If China went back to the usual oil consumption and oil demand trends, “then we will have a very difficult summer around the world,” Birol said.

During his interview with CNBC, Birol was also asked about the “enormous” profits being made by a lot of hydrocarbon based companies — as well as exploration companies — and what should be done with them.

His response illustrated the intricacies of the global energy transition and the competing challenges that will need to be balanced in the years ahead.

“In the last five years, on average, [the] oil and gas industry made revenues [of] about $1.5 trillion,” he said.

“And this year, from 1.5 it will go to 4 trillion U.S. dollars, more than two times increase in the oil and gas companies’ revenues.”
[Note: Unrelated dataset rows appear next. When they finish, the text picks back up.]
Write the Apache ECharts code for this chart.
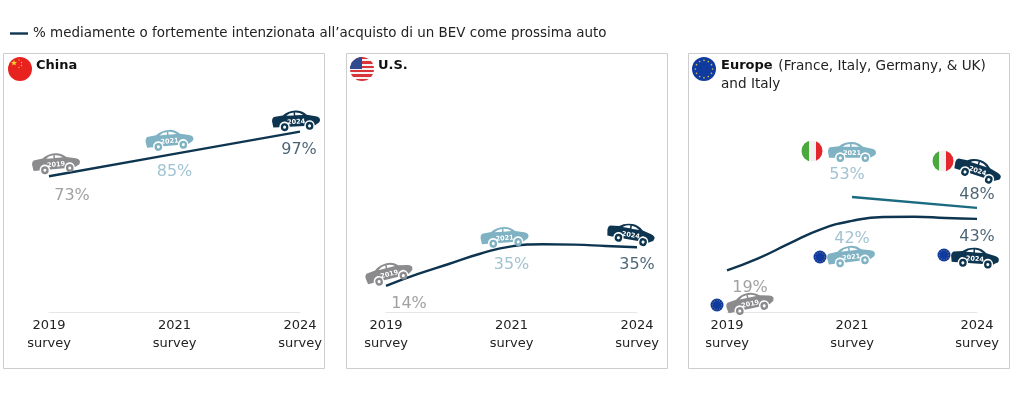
<!DOCTYPE html>
<html><head><meta charset="utf-8">
<style>html,body{margin:0;padding:0;background:#fff}#c{width:1024px;height:401px}</style>
<script src="https://cdn.jsdelivr.net/npm/echarts@6/dist/echarts.min.js"></script>
</head><body><div id="c"></div>
<script>
const legendText = "% mediamente o fortemente intenzionata all’acquisto di un BEV come prossima auto";
const years = ["2019","2021","2024"];
// the drawn curves pass through intermediate positions between surveys
const categories = ["2019\nsurvey","","","","2021\nsurvey","","","","2024\nsurvey"];
const china = [73,85,97];
const us = [14,35,35];
const europe = [19,42,43];
const italy = [null,53,48];
const chinaLine = [73,null,null,null,85,null,null,null,97];
const usLine = [14,20.3,25.8,31.3,35.3,36.4,36.2,35.5,34.8];
const europeLine = [19.2,24.7,31.6,38.1,42,43.8,43.9,43.3,42.9];
const italyLine = [null,null,null,null,53,null,null,null,48];

const GRAY="#8b8b8e", LIGHT="#7fb2c3", DARK="#0d3550", TEAL="#1a6a80";
const carColors=[GRAY,LIGHT,DARK];
const pctColors=["#8a8a8a","#89b4c5","#1c3c52"];
const FONT='"DejaVu Sans",Verdana,sans-serif';
const CAR='path://M2 16L1 10Q1 7 3 6L12 5Q17 1 25 1Q31 1 36 5.5L45 7.5Q49 8.5 49 11Q49 13.5 46 14.5L43.5 16A5 5 0 0 0 33 16L18.5 16A5 5 0 0 0 8 16Z'
 +'M15.5 5.5L23 5.5L23 2.8Q18.5 2.8 15.5 5.5Z M24.5 5.5L32.5 5.5Q29 2.8 24.5 2.8Z'
 +'M9.5 16.2A3.8 3.8 0 1 1 17.1 16.2A3.8 3.8 0 1 1 9.5 16.2Z M11.8 16.2A1.5 1.5 0 1 0 14.8 16.2A1.5 1.5 0 1 0 11.8 16.2Z'
 +'M34.5 16.2A3.8 3.8 0 1 1 42.1 16.2A3.8 3.8 0 1 1 34.5 16.2Z M36.8 16.2A1.5 1.5 0 1 0 39.8 16.2A1.5 1.5 0 1 0 36.8 16.2Z';

const panels=[
 {x:49,w:251,max:134.4},
 {x:386,w:251,max:134.4},
 {x:727,w:250,max:115.2}
];
const grid=panels.map(p=>({left:p.x,width:p.w,top:62,height:250}));
const xAxis=panels.map((p,i)=>({gridIndex:i,type:'category',boundaryGap:false,data:categories,
  axisLine:{lineStyle:{color:'#e6e6e6',width:1}},axisTick:{show:false},
  axisLabel:{color:'#222',fontFamily:FONT,fontSize:13,lineHeight:18,margin:5,interval:3,hideOverlap:false,showMinLabel:true,showMaxLabel:true}}));
const yAxis=panels.map((p,i)=>({gridIndex:i,type:'value',min:0,max:p.max,show:false,splitLine:{show:false}}));

function line(i,vals,color,name){
  return {type:'line',name,xAxisIndex:i,yAxisIndex:i,data:vals,smooth:0.5,connectNulls:true,showSymbol:false,symbol:'none',
    lineStyle:{color,width:2.4,cap:'butt'},itemStyle:{color},z:3,silent:true};
}
function marks(i,vals,carPos,pctPos){
  const cars=[],pcts=[];
  vals.forEach((v,k)=>{
    if(v==null) return;
    const c=carPos[k],q=pctPos[k];
    cars.push({value:[k*4,v],symbolOffset:[c[0],c[1]],symbolRotate:c[2],itemStyle:{color:carColors[k],opacity:1},
      label:{show:true,formatter:years[k],position:'inside',offset:[0,1.5],rotate:c[2],color:'#fff',fontFamily:FONT,fontSize:6.5,fontWeight:'bold'}});
    pcts.push({value:[k*4,v],label:{show:true,formatter:v+'%',position:'inside',offset:q,color:pctColors[k],fontFamily:FONT,fontSize:16}});
  });
  return [
   {type:'scatter',xAxisIndex:i,yAxisIndex:i,symbol:CAR,symbolSize:[48,20],data:cars,z:4,silent:true},
   {type:'scatter',xAxisIndex:i,yAxisIndex:i,symbolSize:1,itemStyle:{color:'transparent'},data:pcts,z:5,silent:true}
  ];
}
const series=[
 line(0,chinaLine,DARK,legendText),
 line(1,usLine,DARK,legendText),
 line(2,europeLine,DARK,legendText),
 line(2,italyLine,TEAL,'Italy'),
 ...marks(0,china,[[7,-13,5],[-5,-14,5],[-4,-11,3]],[[23,20],[0,18],[-1,18]]),
 ...marks(1,us,[[3,-13,14],[-7,-10,4],[-6,-13,-10]],[[23,18],[0,18],[0,18]]),
 ...marks(2,europe,[[23,32,12],[-1,35,7],[-2,39,-4]],[[23,17],[0,18],[0,18]]),
 ...marks(2,italy,[null,[0,-45,0],[1,-38,-18]],[null,[-5,-22],[0,-13]])
];

const LG=(stops)=>new echarts.graphic.LinearGradient(0,0,stops.h?0:1,stops.h?1:0,stops.s);
function hard(cols){const s=[];cols.forEach((c,i)=>{s.push({offset:i/cols.length,color:c},{offset:(i+1)/cols.length,color:c});});return s;}
function star(x,y,r,fill){return {type:'polygon',z:11,silent:true,shape:{points:[0,1,2,3,4,5,6,7,8,9].map(j=>{const a=-Math.PI/2+j*Math.PI/5,d=j%2?r*0.42:r;return [x+d*Math.cos(a),y+d*Math.sin(a)];})},style:{fill}};}
function eu(x,y,r){const a=[{type:'circle',z:10,silent:true,shape:{cx:x,cy:y,r},style:{fill:'#0f3aa0'}}];
  for(let j=0;j<12;j++){const t=j*Math.PI/6;a.push({type:'circle',z:11,silent:true,shape:{cx:x+r*0.72*Math.cos(t),cy:y+r*0.72*Math.sin(t),r:r*0.07},style:{fill:'#c9b84a'}});}
  return a;}
function itFlag(x,y,r){return [{type:'circle',z:10,silent:true,shape:{cx:x,cy:y,r},style:{fill:LG({s:hard(['#4aa83d','#f2f0ee','#e3262b'])})}}];}
function usFlag(x,y,r){const st=[];for(let j=0;j<11;j++)st.push(j%2?'#f5f3f3':'#d9343c');
  return [{type:'circle',z:10,silent:true,shape:{cx:x,cy:y,r},style:{fill:LG({h:1,s:hard(st)})}},
   {type:'sector',z:11,silent:true,shape:{cx:x,cy:y,r,r0:0,startAngle:Math.PI,endAngle:Math.PI*1.5},style:{fill:'#2f4a8f'}}];}
function cnFlag(x,y,r){return [{type:'circle',z:10,silent:true,shape:{cx:x,cy:y,r},style:{fill:'#e8231f'}},
  star(x-6,y-6,3.2,'#f6d32d'),star(x-1,y-9,1,'#f6d32d'),star(x+1.5,y-6.5,1,'#f6d32d'),star(x+1.5,y-3.5,1,'#f6d32d'),star(x-1,y-1.5,1,'#f6d32d')];}
function box(x,w){return {type:'rect',z:0,silent:true,shape:{x:x+.5,y:53.5,width:w,height:315},style:{fill:'#fff',stroke:'#cdcdcd',lineWidth:1}};}

const graphic=[box(3,321),box(346,321),box(688,321),
 ...cnFlag(20,69,12),...usFlag(362,69,12),...eu(704,69,12),
 ...itFlag(812,151,10.5),...itFlag(943,161,10.5),
 ...eu(717,305,6.5),...eu(820,257,6.5),...eu(944,255,6.5)];

const titleBase={top:52,textStyle:{fontFamily:FONT,fontSize:13,fontWeight:'bold',color:'#111',lineHeight:18}};
const title=[
 {...titleBase,left:31,text:'China'},
 {...titleBase,left:373,text:'U.S.'},
 {...titleBase,left:716,text:'{b|Europe} {n|(France, Italy, Germany, & UK)}\n{n|and Italy}',
  textStyle:{fontFamily:FONT,fontWeight:'normal',lineHeight:18,color:'#222',rich:{b:{fontFamily:FONT,fontSize:13,fontWeight:'bold',color:'#111',lineHeight:18},n:{fontFamily:FONT,fontSize:13.6,fontWeight:'normal',color:'#222',lineHeight:18}}}}
];

const chart=echarts.init(document.getElementById('c'),null,{renderer:'canvas'});
chart.setOption({animation:false,backgroundColor:'#fff',grid,xAxis,yAxis,series,title,graphic,
 legend:{show:true,data:[{name:legendText,icon:'rect'}],left:10,top:27,itemWidth:18,itemHeight:2.4,itemGap:5,
   textStyle:{fontFamily:FONT,fontSize:13.45,color:'#222'},selectedMode:false,padding:0,itemStyle:{color:DARK}}
});
</script></body></html>
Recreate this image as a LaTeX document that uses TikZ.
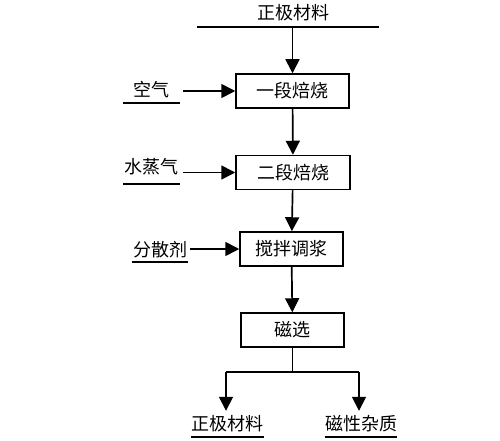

It was not only businesses that were making money, he added, namechecking countries such as Saudi Arabia, Iraq, Iran, Russia, Angola and Nigeria.

“Of course, money should go, in my view, to replace the Russian oil and gas, in terms of the traditional assets,” Birol said.

“But I very much hope that money also goes to clean energy, clean and secure energy technologies, ranging from solar, wind, carbon capture and storage, hydrogen.”

“We are [responding to] … this immediate crisis,” Birol said. “But our response should not lock in our energy infrastructure to a terrible world which is much, much hotter than today and with a lot of problems — extreme weather events and so on.”